Your GPA isn’t a PSA

Students today are increasingly vocal about their personal grades, which is, in my opinion, an underlying issue in school society.


To begin with, sharing grades has never been particularly encouraged by anyone. In fact, most teachers urge that students keep their grades to themselves. To an extent, grades are viewed as something relatively personal. 


People often argue that grades aren’t an accurate representation of one’s self worth, and rather a display of how well one can regurgitate learned information back onto a test or quiz. Despite this, high grades are generally connotated with overall intelligence. It’s no surprise that some students are uncomfortable with sharing their scores for this reason; nobody wants to be regarded as less intelligent by their peers. Studies show that student self esteem can drastically alter based on academic performance, and further influence academic performance in the future. This article from “The Medium” that show motivation is directly correlated with academic performance and vice versa, further proving the negative influences of demotivation and learning. Feeling demotivated due to grades is a slippery slope that only gets worse.


On the other hand, some students are extremely vocal about their academic achievements, boasting and even rubbing their good grades in other student’s faces. The majority of high school students generally are open about their scores: If someone asks “Hey, what did you get on that test?” It’s rare in my experience that they don’t tell you their grade. As innocent as grade sharing seems to students, I believe there are some negative effects that are resultant of how casually grades are shared.

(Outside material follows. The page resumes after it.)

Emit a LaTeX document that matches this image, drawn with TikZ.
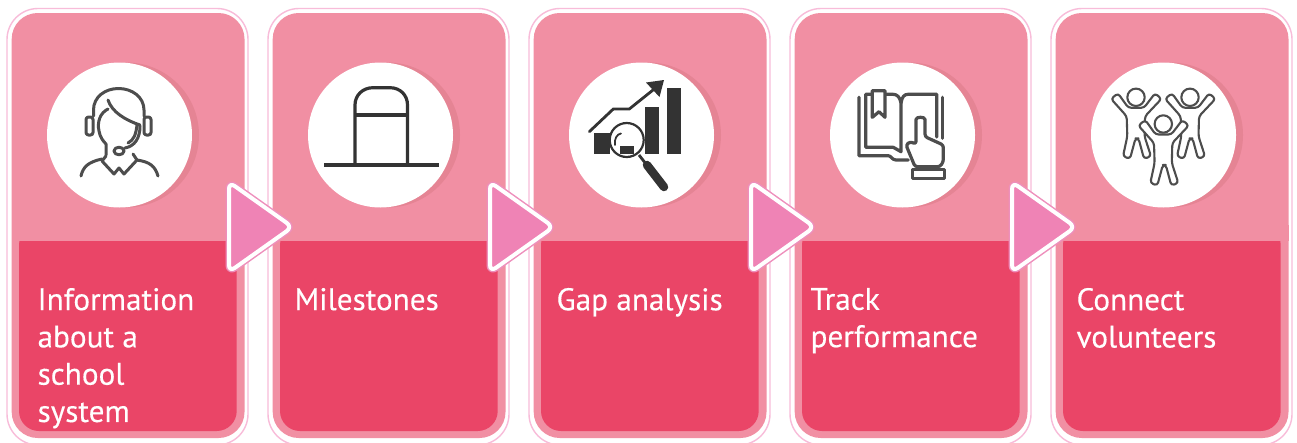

It’s already dreadful for students when their parents compare them to their classmates. The sharing of grades is essentially the exact same feeling, only an immediate punch in the gut. “Your score is lower than your friend’s? Idiot.” These are the kind of thoughts that plague the minds of countless students who feel they’re not smart enough. Ultimately, it is safe to say that feeling intellectually inferior isn’t something that should thrive in student’s minds. Here lies the main issue with sharing grades: It (potentially) makes someone feel inferior.


People who openly share grades also set a dangerous precedent for students. Generally, this practice encourages students to compete with their peers, which generally isn’t a bad thing. But as stated above, this can be extremely discouraging when you don’t perform as well. This interaction may further make it hard for students to open up to each other, or engage themselves class out of fear of being “too stupid”.


Ironically, the opposite can happen, as students who are extremely open about their grades may develop a habit of being overtly open. This can arguably cause talkative students to be extremely disruptive as grades are being passed out, and furthermore be a general classroom distraction. Personally, I find people who are incredibly verbal about their accomplishments to the point of telling the whole classroom about their grades extremely irritating.


Ultimately I think there are only a few scenarios where students should actively talk about their grades:

  • If a student explicitly asks you for your grade out of curiosity, in which you then assure they won’t get upset over a higher grade
  • If someone asks in the context of attempting to help find where to improve your skills/ study for an upcoming test
  • If a student simply needs to vent about school to a friend, in which they should ask said friend first if it’s okay


Overall, I think the negative consequences of sharing grades openly outweigh the lack of benefits that such an interaction provides.